I calmly explained to her that I had received the books in question as a Christmas gift and didn’t have a receipt. A cashier looked over at me and asked, “Don’t you have a gift receipt?”

I replied to the negative. The cashier then asked, “Did you buy them yourself?” The Information Desk woman looked on in a daze.

I repeated that no, I didn’t buy them, I got them as a gift, and had no receipt of any kind. The cashier then said, “Well then…..”

As I waited for the cashier to continue whatever it was she was saying, Information Desk woman opened up the register tape compartment and pulled out a length of blank tape and handed it to me (the return policy was on the back). The cashier apparently had no intention of finishing her thought and was studiously ignoring me.

I read through the words on the back of the register tape and finally came to a bit about how they’d accept returns without a receipt and give credit in the amount of the lowest sale price of the book over the period of the last 6 months. As I tried to verify this with Information Desk woman, she just gazed at me blankly.

Boggled that not a single employee could tell me the store’s return policy, I folded the tape and put it in my purse.

I normally love bookstores. I left with such hatred for this one that I almost don’t want to return the damn books because I feel sure I’ll get pennies for them in exchange, and I don’t want to give them a cent more than they’re legally due. I almost don’t even want the store credit because I don’t want to encourage the unhelpfulness and vacuity of their staff. I left the store feeling hostile and dirty.

I’m almost dreading going back tomorrow with the books to find out what they’re willing to offer me credit-wise. Depending on their answer, if it isn’t worth the feelings of disgust I get from dealing with that store, I’ll keep the damn books and sell them through Amazon.

 

Death Be Not Proud December 28, 2008

Filed under: Holidailies,Navel-Gazing — Wendy @ 10:33 pm

I had planned on writing something thoughtful and profound about grief tonight. Today I stood in front of yet another casket, mourning the loss of yet another life, and I intended to come back and write about it and pull the experience from my memory and make it accessible. I can’t do it.

There has been too much sorrow and too much grief. There are constantly more and more losses, yet the ranks of the grieving never seem to lessen. I could try to wax eloquent about the lives and legacies of those I miss, but instead I’m tired. I’m tired of the crying, tired of the emptiness, tired of comforting and being comforted. I’m tired of the never-ending reminders of my own mortality, and I want to forget for a time that there is such a thing as death and loss and sorrow. And so you will hear no such reflections from me.
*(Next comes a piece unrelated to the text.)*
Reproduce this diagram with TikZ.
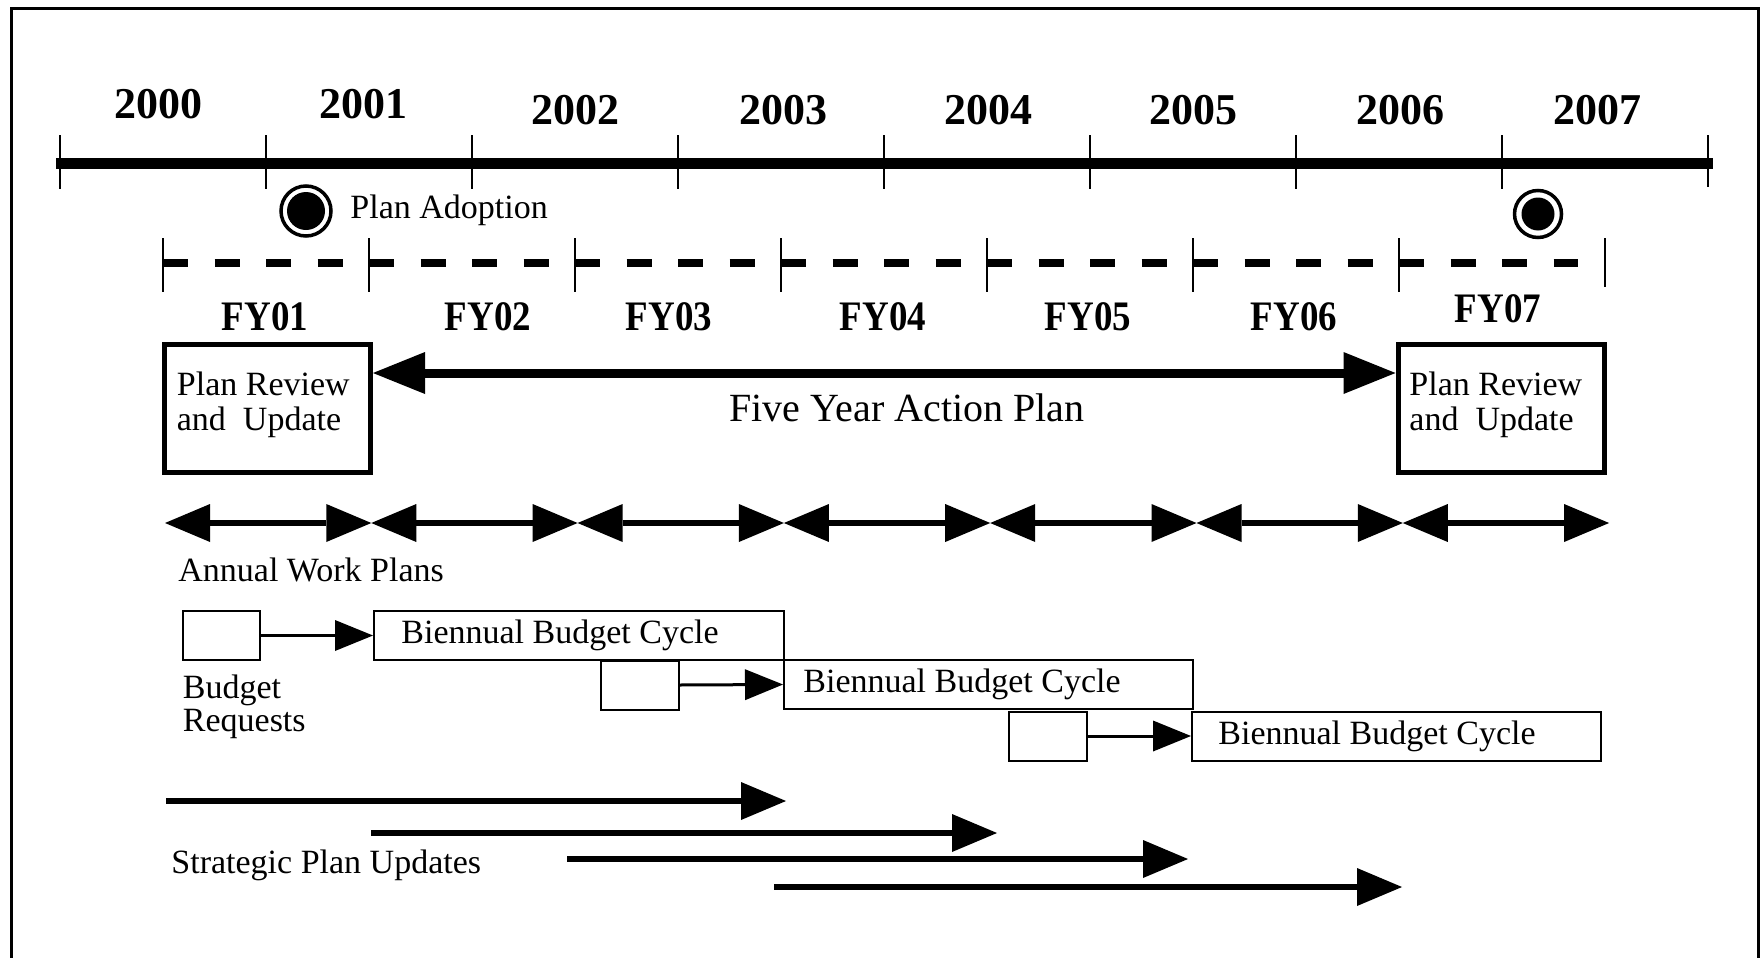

I will, however, offer John Donne’s words:

Death be not proud, though some have called thee
Mighty and dreadfull, for, thou art not so,
For, those, whom thou think’st, thou dost overthrow,
Die not, poore death, nor yet canst thou kill me.
From rest and sleepe, which but thy pictures bee,
Much pleasure, then from thee, much more must flow,
And soonest our best men with thee doe goe,
Rest of their bones, and soules deliverie.
Thou art slave to Fate, Chance, kings, and desperate men,
And dost with poyson, warre, and sicknesse dwell,
And poppie, or charmes can make us sleepe as well,
And better then thy stroake; why swell’st thou then;
One short sleepe past, wee wake eternally,
And death shall be no more; death, thou shalt die.